In the air, Americans have a great technological advantage thanks to the new generation F-22 and F-35 aircrafts, but again their capabilities would be greatly reduced by the tyranny of distance. They would probably have to operate from the Andersen base on Guam, as the other, closer bases would be too vulnerable to destruction. As a result, RAND calculates that the current US capabilities allow only 6 F-22 fighters operating from Guam to continuously patrol the airspace over Taiwan. If the Kadena base were not disabled, this number increases to 12 aircraft. In turn, the Chinese air force is able to maintain the constant presence of 36 4th generation Russian bought Su-27 fighters in the airspace over Taiwan. The dominance of the F-22 over the Su-27 is beyond doubt, but the 6-fold difference in numbers strongly undermines the fact that Americans dominate the air. In addition, the Chinese would probably send older generation aircraft into battle, which would also occupy the F-22. It is also important that Beijing intends to introduce a new generation aircraft - J-31 and J-20.

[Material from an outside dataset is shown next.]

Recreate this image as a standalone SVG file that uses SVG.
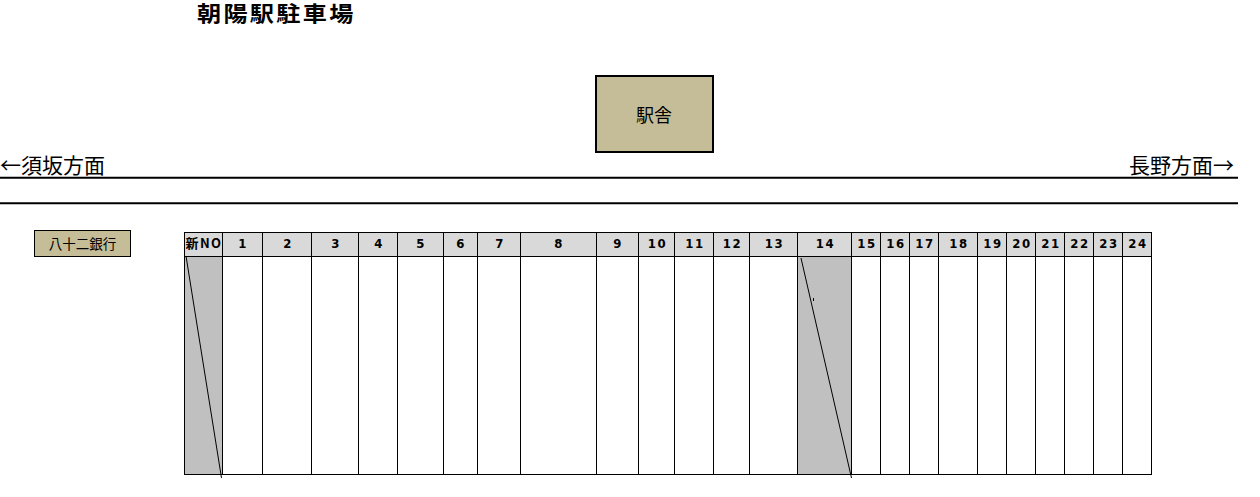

The combat suitability of American aircraft carriers is also debatable. According to increasingly credible sources, the Chinese have the ability to destroy aircraft carriers in the open sea, which would be a technological breakthrough. At the same time, it would make these floating giants a burden that requires constant protection. At the beginning of the conflict, the carriers would withdraw behind the second island chain, pending eventual destruction by the Americans of Chinese A2AD capabilities.
The domain of submarine war is an unquestionable advantage of the Americans. The United States has the most modern and quietest submarine fleet in the world, manned by well-trained personnel. American submarines at the beginning of the war would have the aim of destroying enemy submarines, neutralizing the enemy's sensors, pipelines and communication cables, and mining the entrances to Chinese ports. Next, we can add to this the fight against land targets with cruise missiles, and in the case of nuclear war - launching ballistic missiles. At the moment, the US submarine fleet has the freedom to operate even in Chinese coastal waters, which is probably the area of greatest advantage for the US in a possible Sino-US war. Geographically, the American submarine fleet would be located close to the Taiwan Strait, where, using its own technological advantage, it would wait for the Chinese fleet in the event of an invasion of Taiwan. The simulations show that during a week-long invasion of Taiwan, the actions of the US submarine fleet could sink 40% of the Chinese invasion fleet. The fight at sea will also include a swarm of drones capable of long-term patrolling the seas and oceans that would be used by both sides.
Chinese Fire Rain Survival
The Chinese side would probably be interested in a short-term, intense conflict - a knock-out blow, in which space and the cyber domain would be very important. Beijing would launch a massive attack on space reconnaissance systems and on US and allied bases in the region. The goal would also be to destroy the US and allied fleets in the first and second island chains. Ultimately, this would lead to the loss of key infrastructure by Americans, ships, and command centers, which would mean that the Americans would withdraw from further conflict, thus giving China primacy in this part of the world, which would permanently change the balance of power. If the American side, after accepting the initial strike, continued the war - then ChaLW would go into strategic defense, which would be extremely difficult to break due to the geography and strategic depth of China. Washington would face huge human, material, and, above all, social costs in the form of public reaction. China's task would be to defend its own ports and cut American and Japanese communication lines and prevent Americans from coming to the aid of their allies - mainly Taiwan and Japan.
In a simplified scenario, more sympathetic to the US - Americans manage to survive China's first massive attack by maintaining their situational awareness system and basing it on unmanned drones. US submarines block and intercept Chinese attempts to move beyond the first island chain, particularly in narrow straits, crossing Chinese communication lines. Cyber and electromagnetic combat units will win the initial competition and begin to dominate this domain. At the same time, Washington itself is carrying out a massive attack on China's integrated situational awareness system. This will allow for calmer operations in the first chain of islands, in particular from Japan, where an effective air battle would take place, in which the potential of Chinese aviation would be greatly reduced. This would allow the Americans and the Japanese to start bringing reinforcements and replenishment to the island while continuing to combat and rollover Chinese A2AD systems. In the next step, the United States could launch an attack on China from the Northeast, where air defense is not as dense and integrated as over the rest of the coast. The US would go over to the tactic of shutting down China in the first island chain, long-term wasting, and completely wiping out the Chinese fleet and aviation. China would be cut off from the world by a trade blockade and forced into peace negotiations on Washington's terms. However, taking into account all the challenges and problems mentioned above, as well as China's constantly growing military potential, such a scenario seems to be very optimistic.
Kevin Rudd, in his text "Beware the Guns of August — in Asia How to Keep U.S.-Chinese Tensions From Sparking a War" warns against repeating the First World War scenario when the assassination of the Austrian Archduke Ferdinand led to a world conflict within a few weeks. This time, the incident could take a different form, but lead to similar consequences. To prevent this, it would be necessary, as during the Cold War with the Soviets, to establish the principles of the de-escalation protocol. The most recent agreements of this kind took place during Barack Obama's tenure, before the collapse of relations, and their current effectiveness is questionable. This could be the first joint step by Beijing and Washington to tackle unmanageable escalation.
Si vis Pacem, Para Bellum - If you want peace, prepare for war. Both China and the United States now seem to be putting this Latin maxim into practice. While trusting in the peaceful development of the events of hegemonic rivalry in the Western Pacific, we must stay aware of the threats it poses.